* Given task *
List all lines in the material below that contain "TikZ".

* Task inputs *
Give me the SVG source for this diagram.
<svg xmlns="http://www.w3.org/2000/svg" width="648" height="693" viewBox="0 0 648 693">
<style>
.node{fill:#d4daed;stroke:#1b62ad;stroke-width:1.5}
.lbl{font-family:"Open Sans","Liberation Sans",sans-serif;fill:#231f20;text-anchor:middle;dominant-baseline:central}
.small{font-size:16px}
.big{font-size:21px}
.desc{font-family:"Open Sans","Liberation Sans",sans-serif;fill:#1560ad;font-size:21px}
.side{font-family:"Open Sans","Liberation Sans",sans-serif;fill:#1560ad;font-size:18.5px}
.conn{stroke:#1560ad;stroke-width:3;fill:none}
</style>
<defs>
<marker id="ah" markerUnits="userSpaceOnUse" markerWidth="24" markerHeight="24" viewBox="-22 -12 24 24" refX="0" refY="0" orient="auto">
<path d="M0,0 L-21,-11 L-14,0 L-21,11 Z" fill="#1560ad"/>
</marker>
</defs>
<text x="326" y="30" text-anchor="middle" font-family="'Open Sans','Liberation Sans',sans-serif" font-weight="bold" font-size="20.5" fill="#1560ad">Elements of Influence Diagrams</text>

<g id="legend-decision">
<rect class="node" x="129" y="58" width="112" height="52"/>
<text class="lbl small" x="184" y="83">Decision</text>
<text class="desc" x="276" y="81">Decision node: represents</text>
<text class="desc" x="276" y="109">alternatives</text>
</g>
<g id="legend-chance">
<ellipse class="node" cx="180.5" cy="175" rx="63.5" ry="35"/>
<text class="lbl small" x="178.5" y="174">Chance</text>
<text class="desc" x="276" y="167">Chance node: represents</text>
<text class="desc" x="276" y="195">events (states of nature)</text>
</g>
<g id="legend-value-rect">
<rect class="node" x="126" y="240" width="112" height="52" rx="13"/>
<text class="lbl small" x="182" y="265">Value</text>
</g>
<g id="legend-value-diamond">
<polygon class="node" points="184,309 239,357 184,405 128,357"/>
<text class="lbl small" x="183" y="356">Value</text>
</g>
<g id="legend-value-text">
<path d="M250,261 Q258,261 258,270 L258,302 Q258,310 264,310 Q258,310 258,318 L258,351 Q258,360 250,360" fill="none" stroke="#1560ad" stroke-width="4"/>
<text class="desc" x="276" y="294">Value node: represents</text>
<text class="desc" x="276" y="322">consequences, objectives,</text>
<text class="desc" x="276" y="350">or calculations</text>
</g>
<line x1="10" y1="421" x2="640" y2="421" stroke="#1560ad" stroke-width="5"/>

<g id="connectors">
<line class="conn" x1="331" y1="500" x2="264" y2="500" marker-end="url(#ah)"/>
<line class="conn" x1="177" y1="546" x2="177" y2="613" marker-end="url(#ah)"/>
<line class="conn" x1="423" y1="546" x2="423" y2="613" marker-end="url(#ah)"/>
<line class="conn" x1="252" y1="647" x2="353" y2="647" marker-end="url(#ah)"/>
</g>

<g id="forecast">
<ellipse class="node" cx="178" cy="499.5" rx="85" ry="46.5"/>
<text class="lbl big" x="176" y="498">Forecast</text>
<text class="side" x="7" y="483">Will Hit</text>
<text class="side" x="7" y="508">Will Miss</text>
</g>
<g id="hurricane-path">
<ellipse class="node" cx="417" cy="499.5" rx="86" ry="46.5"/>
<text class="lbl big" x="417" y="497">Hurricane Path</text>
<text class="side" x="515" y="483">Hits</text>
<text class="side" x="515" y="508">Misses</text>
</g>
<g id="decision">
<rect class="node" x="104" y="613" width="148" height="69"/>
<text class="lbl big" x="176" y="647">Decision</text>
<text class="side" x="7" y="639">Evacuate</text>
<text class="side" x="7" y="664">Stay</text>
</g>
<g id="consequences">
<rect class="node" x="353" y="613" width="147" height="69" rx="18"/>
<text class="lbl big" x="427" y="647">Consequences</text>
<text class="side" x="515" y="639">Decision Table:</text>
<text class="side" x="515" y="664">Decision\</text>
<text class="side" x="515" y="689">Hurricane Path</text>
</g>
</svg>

...

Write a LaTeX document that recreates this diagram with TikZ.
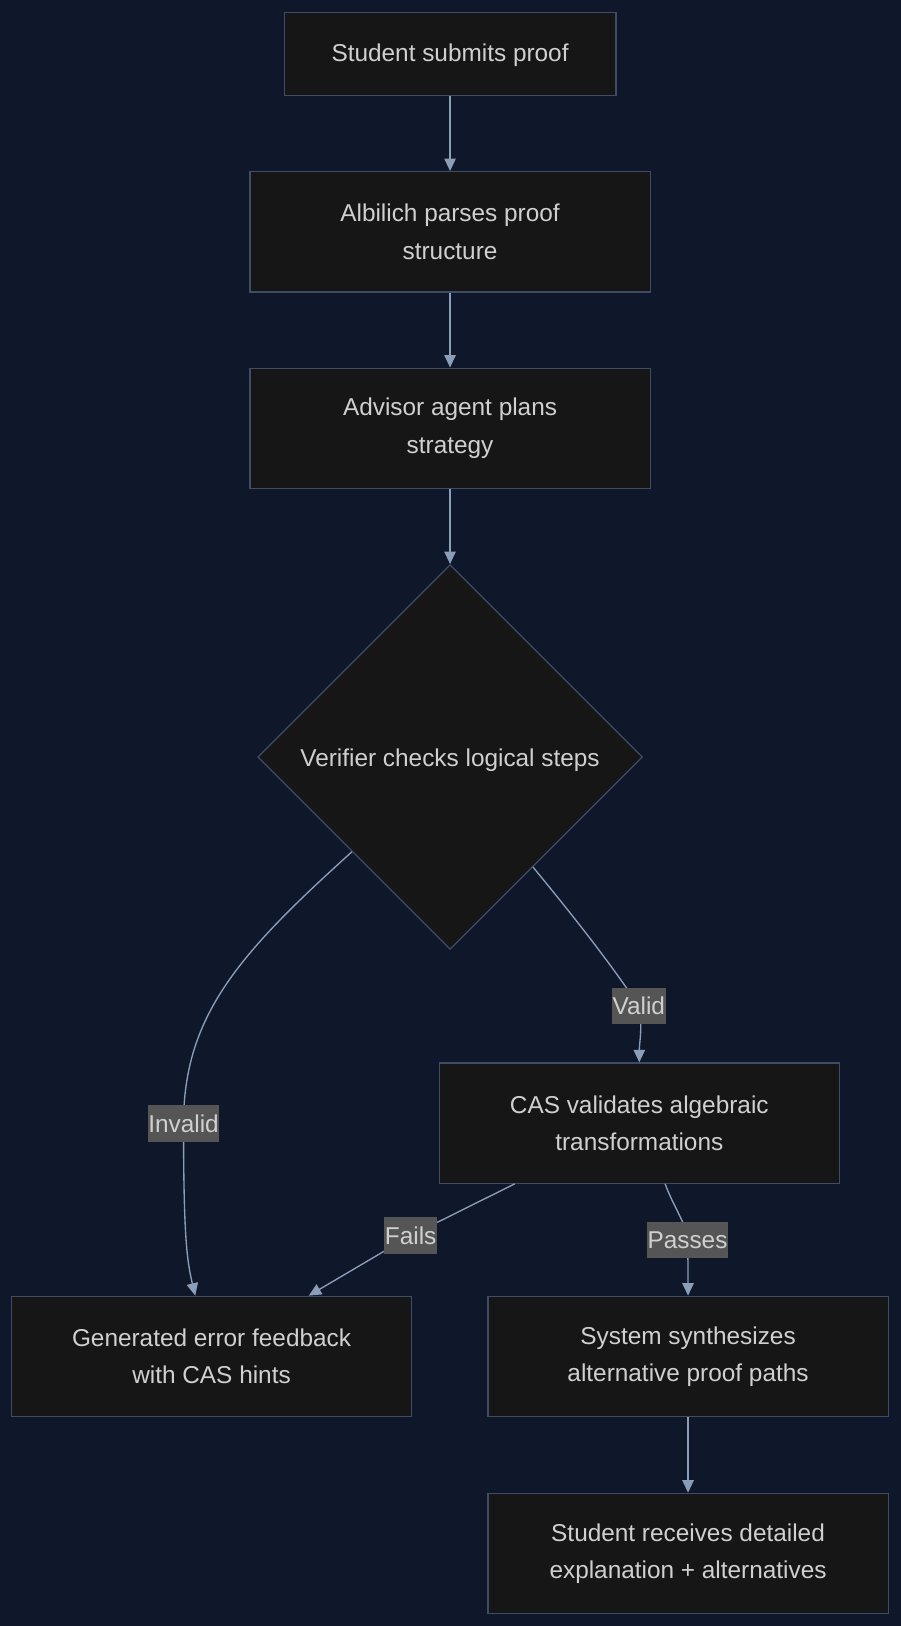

* * *

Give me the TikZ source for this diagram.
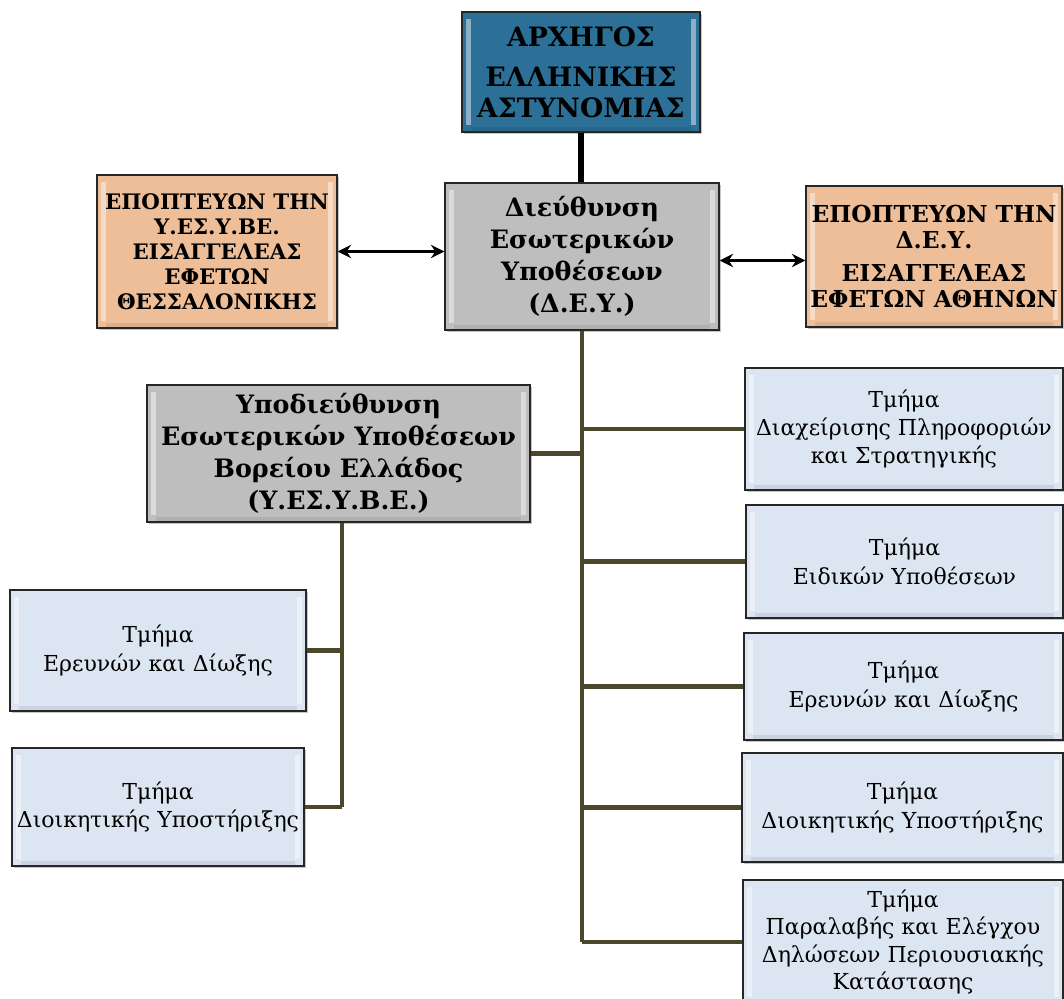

* Written reply *
Write a LaTeX document that recreates this diagram with TikZ.
Give me the TikZ source for this diagram.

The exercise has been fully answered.